◆ Given problem ◆
Leave the pictures out and copy exactly the lines from the line containing "Write a Python" to the line containing "import seaborn as sns", both lines included.

◆ Exercise inputs ◆
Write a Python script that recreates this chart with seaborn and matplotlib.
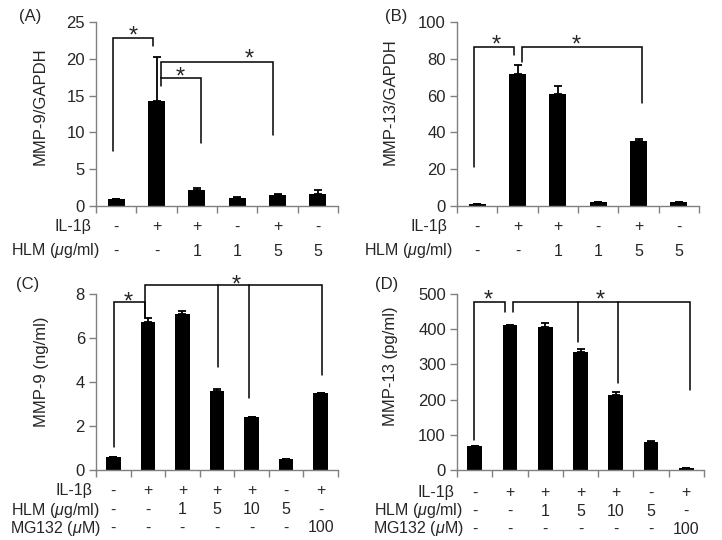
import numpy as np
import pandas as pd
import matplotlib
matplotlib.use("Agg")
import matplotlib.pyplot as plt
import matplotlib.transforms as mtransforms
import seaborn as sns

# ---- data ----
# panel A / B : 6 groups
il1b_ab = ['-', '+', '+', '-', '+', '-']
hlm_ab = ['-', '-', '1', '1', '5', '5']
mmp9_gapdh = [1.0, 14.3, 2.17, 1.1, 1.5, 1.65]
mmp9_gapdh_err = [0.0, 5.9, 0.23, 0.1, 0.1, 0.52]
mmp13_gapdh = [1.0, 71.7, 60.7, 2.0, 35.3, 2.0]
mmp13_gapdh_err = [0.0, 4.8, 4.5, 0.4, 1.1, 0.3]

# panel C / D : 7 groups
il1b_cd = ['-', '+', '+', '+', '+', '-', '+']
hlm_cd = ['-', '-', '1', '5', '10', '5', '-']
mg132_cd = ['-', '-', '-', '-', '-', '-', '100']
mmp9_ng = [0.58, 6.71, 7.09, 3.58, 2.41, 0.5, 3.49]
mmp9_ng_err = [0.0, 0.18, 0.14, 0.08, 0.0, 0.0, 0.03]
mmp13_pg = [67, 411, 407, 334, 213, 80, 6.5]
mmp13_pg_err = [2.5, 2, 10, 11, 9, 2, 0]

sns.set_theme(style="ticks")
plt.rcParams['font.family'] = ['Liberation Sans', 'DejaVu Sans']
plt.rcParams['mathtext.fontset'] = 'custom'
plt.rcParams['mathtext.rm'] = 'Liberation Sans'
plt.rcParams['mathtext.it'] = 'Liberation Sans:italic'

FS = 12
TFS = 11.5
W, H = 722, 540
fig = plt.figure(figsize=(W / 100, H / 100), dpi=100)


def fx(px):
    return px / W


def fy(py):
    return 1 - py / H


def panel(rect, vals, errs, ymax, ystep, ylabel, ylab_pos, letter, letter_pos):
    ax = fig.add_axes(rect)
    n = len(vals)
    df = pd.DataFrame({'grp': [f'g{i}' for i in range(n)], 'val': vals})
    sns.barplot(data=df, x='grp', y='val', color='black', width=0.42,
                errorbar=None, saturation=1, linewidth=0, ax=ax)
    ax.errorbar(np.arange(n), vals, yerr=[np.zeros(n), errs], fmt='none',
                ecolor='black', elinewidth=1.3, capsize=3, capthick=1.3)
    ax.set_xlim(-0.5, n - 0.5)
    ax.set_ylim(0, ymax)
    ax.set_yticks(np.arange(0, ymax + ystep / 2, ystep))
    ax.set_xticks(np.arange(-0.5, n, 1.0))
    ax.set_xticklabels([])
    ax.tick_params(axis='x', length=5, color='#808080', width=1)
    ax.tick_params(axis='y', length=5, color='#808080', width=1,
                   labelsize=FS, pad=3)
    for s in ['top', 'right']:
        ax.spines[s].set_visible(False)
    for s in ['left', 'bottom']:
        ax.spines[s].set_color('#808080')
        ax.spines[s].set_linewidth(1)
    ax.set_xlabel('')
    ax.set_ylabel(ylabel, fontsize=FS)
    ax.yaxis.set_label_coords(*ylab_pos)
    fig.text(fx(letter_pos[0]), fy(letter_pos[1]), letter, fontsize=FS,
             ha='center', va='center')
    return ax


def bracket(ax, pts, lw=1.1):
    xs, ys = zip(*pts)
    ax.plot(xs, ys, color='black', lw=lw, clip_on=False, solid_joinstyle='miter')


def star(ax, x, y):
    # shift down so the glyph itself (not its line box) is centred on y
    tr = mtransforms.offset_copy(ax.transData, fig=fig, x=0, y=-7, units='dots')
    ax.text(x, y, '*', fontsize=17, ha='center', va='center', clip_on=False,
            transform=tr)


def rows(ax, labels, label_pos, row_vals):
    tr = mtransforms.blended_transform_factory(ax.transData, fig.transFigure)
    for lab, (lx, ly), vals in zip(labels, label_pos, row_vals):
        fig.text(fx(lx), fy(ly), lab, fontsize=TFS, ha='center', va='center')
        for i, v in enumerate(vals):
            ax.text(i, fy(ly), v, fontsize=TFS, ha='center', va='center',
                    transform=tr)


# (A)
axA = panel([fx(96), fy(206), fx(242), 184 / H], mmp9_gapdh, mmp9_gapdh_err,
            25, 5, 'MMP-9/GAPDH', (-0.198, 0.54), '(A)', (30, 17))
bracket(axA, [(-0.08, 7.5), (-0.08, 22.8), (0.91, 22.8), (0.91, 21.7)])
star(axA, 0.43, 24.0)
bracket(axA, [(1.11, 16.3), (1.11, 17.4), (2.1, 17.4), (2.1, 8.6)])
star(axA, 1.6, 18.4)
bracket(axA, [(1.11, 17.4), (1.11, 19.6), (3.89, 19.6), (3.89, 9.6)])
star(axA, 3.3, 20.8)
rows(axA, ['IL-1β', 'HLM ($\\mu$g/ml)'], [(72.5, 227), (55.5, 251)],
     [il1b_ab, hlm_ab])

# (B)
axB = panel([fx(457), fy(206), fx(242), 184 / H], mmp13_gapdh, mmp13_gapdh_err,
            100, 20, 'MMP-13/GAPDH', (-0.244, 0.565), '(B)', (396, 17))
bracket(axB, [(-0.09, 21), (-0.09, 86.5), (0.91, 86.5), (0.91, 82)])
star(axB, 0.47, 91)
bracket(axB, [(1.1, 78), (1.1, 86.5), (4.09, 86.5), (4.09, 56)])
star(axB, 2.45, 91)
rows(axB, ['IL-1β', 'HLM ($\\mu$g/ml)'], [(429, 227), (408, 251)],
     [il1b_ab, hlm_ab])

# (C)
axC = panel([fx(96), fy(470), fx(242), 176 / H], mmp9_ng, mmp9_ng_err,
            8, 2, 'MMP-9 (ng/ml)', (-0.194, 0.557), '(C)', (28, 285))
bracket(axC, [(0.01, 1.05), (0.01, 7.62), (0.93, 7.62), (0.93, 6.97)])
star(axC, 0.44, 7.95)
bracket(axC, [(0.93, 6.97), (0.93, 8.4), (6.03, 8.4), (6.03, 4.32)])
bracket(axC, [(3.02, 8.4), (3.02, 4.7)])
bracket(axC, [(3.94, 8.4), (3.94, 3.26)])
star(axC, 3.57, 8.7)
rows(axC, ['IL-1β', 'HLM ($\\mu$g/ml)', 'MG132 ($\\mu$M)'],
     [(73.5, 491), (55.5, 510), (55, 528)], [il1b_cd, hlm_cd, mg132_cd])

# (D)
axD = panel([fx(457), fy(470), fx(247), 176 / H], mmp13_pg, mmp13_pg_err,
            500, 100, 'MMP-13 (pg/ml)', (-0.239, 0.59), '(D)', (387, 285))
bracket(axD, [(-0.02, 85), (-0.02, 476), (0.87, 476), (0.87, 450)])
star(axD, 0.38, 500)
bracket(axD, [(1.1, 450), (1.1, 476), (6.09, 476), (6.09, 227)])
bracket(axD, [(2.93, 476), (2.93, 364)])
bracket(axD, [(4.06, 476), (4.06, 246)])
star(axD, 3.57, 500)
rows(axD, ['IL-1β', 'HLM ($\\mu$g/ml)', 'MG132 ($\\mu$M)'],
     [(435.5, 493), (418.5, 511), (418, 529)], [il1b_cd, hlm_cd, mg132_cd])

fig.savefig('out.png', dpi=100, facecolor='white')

==

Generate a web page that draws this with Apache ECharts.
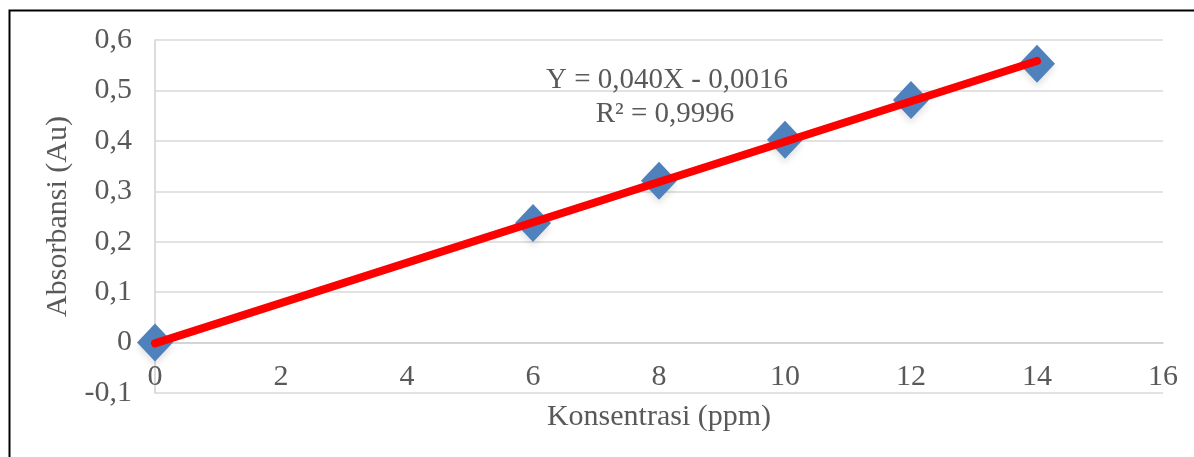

◆ Written response ◆
Write a Python script that recreates this chart with seaborn and matplotlib.
import numpy as np
import pandas as pd
import matplotlib
matplotlib.use("Agg")
import matplotlib.pyplot as plt
import matplotlib.transforms as mtransforms
import seaborn as sns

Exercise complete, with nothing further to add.